Equity Swap Agreement

The Company and YAGM have entered into an equity swap agreement (the "Equity Swap Agreement") calculated by reference to the 42,735,030 Subscription Shares. In return for a payment by the Company to YAGM of £300,000 (the "Swap Payment"), 15 monthly settlement payments in respect of such payment will be made by YAGM to the Company, or payments may be made by the Company to YAGM, based on a formula related to the difference between the prevailing market price (as defined in the Equity Swap Agreement) of Ordinary Shares in any month and a "benchmark price" that is equal to the Subscription Price. Thus the monthly payments received by the Company in respect of the Swap Payment will be dependent on the future price performance of the Ordinary Shares.

 

Consultant Shares

The Company has issued 1,079,550 new Ordinary Shares at a price of 2 pence each to Brendan Ross, a consultant to the Company, for a total value of approximately £21,591 (the "Consultant Shares") in full and final settlement of the consideration owed by the Company to Mr. Ross for the services that he has rendered to the Company.

 

The Subscription Shares and the Consultant Shares, amounting to 43,814,580 new Ordinary Shares in aggregate (together the "New Shares"), will rank pari passu with the existing Ordinary Shares. Application will be made for the New Shares to be admitted to trading on AIM, which is expected to occur on 4 February 2014.

 

Following the issue of the New Shares, the Company's issued share capital consists of 432,283,126 Ordinary Shares, with voting rights.

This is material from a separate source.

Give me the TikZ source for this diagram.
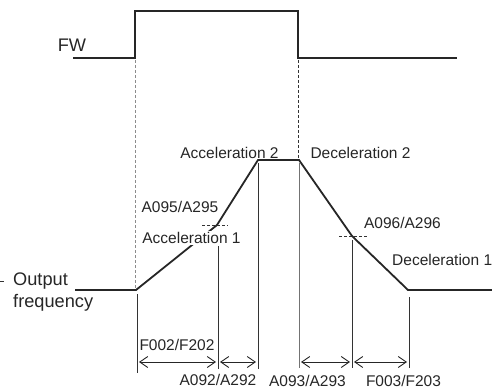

This figure may be used by shareholders in the Company as the denominator for the calculation by which they will determine if they are required to notify their interest in, or a change to their interest in, the share capital of the Company under the Financial Conduct Authority's Disclosure and Transparency Rules.

 

 

 

George Roach, CEO of Premier, commented:

"With an expected upgraded resource and mining study for RHA planned for later this quarter, ongoing negotiations intended to secure the funds required to bring RHA into production and finalisation of the off-take agreement, this facility is opportune and appropriate at this time."

 

For further information please visit www.premierafricanminerals.com or contact the following:

Pamela Hueston

 

Premier African Minerals Limited

 

Tel: +44 (0) 755 778 3855

 

Michael Cornish / Roland Cornish

Beaumont Cornish Limited

(Nominated Adviser)

Tel: +44 (0) 207 628 3396

Jerry Keen/Edward Mansfield

Shore Capital Stockbrokers Limited

Tel: +44 (0) 207 408 4090

Tim Blythe/Halimah Hussain

Blythe Weigh Communications

Tel: +44 (0) 207 138 3204

 

 

About Premier African Minerals

Premier African Minerals Limited (AIM: PREM) is a multi-commodity exploration and development company focused in Southern and West Africa. In addition to its 42 per cent. shareholding in TSX-Venture quoted AgriMinco (see www.agriminco.com), the Company has a diverse portfolio of multi-commodity projects which includes tungsten, rare earth elements, gold, lithium, tantalum and uranium in Zimbabwe and Togo, which span from brownfield projects with near-term production potential to grass-roots exploration.